[Problem statement]: Where a line of the material contains the string "script", copy that line.

[Materials provided]:
=-=-=-=-=
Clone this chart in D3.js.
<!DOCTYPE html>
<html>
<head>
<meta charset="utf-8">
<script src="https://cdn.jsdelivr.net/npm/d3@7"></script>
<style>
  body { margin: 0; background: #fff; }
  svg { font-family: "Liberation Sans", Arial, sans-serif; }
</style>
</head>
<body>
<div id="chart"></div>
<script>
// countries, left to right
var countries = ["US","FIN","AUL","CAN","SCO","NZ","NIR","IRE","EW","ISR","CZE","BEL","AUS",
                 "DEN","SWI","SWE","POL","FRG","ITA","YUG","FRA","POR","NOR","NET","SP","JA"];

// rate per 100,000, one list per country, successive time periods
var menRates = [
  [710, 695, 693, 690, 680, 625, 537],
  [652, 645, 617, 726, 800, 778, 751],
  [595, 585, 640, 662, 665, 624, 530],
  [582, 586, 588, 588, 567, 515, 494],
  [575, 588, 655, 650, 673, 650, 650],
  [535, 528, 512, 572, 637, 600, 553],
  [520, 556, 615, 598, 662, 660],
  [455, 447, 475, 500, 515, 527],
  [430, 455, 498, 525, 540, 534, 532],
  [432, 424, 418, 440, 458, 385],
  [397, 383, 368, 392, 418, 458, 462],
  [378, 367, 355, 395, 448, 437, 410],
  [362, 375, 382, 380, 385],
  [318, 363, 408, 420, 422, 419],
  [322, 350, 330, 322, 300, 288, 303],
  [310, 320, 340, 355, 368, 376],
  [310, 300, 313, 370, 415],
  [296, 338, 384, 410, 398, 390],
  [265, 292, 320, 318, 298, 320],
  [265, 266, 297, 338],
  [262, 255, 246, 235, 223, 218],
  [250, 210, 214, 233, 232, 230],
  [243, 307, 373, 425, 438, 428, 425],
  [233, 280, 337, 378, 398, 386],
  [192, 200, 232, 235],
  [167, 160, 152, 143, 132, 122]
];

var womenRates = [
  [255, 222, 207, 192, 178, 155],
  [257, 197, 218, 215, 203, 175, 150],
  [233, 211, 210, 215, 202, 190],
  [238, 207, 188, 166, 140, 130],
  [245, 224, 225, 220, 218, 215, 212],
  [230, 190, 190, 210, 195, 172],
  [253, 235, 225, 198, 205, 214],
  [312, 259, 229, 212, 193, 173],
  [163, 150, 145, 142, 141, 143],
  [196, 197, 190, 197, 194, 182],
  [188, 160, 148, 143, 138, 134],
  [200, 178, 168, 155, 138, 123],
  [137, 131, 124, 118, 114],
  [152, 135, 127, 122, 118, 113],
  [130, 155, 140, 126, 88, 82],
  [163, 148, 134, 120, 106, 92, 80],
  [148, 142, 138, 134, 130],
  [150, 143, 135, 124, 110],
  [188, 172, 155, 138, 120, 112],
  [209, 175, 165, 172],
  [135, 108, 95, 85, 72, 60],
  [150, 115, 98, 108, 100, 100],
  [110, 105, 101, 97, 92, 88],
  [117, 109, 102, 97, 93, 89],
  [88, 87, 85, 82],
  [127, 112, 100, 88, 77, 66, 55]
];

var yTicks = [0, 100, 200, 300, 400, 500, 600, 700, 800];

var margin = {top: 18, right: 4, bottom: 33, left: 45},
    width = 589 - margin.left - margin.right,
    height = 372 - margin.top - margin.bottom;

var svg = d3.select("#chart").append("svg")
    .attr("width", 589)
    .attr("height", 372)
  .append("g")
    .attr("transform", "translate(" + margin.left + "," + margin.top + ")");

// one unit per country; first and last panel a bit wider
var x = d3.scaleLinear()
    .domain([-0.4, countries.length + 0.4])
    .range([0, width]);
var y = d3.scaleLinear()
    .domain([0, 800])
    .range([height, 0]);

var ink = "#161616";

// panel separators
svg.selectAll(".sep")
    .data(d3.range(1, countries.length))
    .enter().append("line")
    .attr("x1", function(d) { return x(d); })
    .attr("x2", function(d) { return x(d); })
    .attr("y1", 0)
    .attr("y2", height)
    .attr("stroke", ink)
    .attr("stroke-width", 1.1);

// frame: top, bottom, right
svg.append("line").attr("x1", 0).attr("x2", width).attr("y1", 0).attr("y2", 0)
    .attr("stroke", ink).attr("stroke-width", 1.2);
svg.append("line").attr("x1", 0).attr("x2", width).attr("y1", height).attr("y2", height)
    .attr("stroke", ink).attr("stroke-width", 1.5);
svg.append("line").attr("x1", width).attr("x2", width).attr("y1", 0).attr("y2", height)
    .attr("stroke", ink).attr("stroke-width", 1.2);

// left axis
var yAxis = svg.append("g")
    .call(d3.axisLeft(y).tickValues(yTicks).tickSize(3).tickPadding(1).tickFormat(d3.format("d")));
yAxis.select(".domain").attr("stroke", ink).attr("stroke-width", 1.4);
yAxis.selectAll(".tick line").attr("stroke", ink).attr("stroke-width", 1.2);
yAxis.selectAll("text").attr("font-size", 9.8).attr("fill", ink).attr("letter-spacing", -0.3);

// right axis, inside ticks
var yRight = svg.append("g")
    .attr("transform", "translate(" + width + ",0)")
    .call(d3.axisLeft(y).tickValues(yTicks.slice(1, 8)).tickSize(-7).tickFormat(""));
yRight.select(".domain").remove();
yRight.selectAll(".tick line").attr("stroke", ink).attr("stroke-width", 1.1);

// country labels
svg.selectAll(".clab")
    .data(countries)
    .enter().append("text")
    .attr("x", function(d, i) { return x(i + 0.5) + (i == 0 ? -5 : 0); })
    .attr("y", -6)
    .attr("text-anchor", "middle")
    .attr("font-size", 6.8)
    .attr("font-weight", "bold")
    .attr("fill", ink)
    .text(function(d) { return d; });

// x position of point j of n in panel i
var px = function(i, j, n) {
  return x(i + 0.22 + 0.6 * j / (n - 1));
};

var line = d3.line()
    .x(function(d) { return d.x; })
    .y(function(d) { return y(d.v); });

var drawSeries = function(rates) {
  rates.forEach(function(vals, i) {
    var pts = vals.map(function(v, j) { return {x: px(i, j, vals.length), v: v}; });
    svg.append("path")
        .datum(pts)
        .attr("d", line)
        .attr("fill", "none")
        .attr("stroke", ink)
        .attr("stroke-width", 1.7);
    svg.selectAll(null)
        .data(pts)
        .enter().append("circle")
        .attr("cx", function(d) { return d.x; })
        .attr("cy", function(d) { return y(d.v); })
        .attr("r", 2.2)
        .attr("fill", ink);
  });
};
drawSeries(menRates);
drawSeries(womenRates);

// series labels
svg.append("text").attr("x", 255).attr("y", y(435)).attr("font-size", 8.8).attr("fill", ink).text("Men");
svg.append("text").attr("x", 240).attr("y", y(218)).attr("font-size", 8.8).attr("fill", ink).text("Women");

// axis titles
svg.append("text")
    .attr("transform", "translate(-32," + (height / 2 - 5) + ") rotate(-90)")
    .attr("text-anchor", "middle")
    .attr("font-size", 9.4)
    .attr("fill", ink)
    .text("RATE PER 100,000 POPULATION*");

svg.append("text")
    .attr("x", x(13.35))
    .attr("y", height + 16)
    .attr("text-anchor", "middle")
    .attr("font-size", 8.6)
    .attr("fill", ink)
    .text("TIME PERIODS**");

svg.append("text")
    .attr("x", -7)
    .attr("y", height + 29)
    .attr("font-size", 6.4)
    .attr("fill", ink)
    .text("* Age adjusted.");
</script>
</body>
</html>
=-=-=-=-=
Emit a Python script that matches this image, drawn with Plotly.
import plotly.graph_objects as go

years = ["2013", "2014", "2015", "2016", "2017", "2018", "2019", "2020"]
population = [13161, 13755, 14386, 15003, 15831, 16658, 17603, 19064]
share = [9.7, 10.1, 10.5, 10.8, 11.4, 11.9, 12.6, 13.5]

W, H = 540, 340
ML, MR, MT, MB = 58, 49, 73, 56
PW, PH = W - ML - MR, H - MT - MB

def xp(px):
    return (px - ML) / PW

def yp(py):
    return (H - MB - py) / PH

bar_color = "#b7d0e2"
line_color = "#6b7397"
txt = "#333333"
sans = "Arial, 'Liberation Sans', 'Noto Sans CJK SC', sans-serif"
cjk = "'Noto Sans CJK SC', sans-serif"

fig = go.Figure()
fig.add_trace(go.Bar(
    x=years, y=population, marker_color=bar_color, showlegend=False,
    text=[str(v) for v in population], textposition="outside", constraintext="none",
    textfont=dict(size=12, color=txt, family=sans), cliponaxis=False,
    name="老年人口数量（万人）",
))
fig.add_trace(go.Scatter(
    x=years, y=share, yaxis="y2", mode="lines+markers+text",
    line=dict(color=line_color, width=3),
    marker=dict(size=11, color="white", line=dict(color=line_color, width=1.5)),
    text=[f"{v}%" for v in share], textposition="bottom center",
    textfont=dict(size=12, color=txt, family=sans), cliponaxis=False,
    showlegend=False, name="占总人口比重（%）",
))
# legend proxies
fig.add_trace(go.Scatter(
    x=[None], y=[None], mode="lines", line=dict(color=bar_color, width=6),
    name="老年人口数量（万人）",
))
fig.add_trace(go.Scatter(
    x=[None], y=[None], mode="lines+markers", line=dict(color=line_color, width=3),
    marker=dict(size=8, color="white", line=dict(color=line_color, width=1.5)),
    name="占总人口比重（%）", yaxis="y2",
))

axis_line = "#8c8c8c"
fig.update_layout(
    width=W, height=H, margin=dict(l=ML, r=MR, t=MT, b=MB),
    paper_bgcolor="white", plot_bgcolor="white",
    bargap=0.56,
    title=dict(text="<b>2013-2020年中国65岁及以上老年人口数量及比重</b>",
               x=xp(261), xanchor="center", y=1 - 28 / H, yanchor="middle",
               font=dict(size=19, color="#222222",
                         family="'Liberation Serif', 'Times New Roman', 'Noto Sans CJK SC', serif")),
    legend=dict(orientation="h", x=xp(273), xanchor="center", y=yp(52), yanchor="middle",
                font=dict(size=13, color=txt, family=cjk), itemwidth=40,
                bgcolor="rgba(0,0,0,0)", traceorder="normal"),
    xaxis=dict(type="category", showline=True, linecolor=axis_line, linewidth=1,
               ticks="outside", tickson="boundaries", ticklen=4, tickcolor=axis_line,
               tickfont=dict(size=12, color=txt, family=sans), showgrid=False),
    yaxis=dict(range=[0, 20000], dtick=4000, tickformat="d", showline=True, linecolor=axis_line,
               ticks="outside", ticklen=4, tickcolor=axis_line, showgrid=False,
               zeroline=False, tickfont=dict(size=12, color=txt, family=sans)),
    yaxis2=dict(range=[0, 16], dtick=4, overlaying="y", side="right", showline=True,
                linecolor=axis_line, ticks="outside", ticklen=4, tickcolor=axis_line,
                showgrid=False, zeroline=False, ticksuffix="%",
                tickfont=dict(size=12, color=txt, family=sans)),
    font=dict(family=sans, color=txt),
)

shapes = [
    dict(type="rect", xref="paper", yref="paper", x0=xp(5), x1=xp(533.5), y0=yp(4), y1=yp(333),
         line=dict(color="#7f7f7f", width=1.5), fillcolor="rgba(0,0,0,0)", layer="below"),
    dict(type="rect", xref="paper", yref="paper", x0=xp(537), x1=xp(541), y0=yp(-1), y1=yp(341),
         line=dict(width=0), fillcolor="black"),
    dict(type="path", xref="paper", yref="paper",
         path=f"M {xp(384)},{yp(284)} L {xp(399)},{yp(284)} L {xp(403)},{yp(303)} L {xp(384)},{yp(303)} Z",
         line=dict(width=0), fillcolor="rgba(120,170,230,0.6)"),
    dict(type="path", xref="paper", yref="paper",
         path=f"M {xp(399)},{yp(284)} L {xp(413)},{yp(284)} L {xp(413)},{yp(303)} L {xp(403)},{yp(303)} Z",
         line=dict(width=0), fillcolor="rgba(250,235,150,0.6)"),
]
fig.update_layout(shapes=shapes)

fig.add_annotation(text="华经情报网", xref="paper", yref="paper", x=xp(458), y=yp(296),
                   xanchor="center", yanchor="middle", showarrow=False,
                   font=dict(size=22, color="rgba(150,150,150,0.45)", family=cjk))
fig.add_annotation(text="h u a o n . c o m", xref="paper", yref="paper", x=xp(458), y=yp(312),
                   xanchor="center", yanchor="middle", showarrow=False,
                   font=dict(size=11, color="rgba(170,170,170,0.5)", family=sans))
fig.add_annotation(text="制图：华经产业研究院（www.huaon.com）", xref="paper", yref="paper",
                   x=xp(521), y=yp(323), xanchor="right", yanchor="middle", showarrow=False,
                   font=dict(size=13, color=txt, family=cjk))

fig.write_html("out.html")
=-=-=-=-=
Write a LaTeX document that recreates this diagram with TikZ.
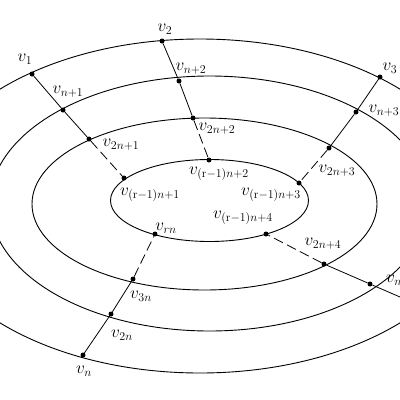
=-=-=-=-=
[Result]:
<script src="https://cdn.jsdelivr.net/npm/d3@7"></script>
<script>
</script>
Emit a Python script that matches this image, drawn with Plotly.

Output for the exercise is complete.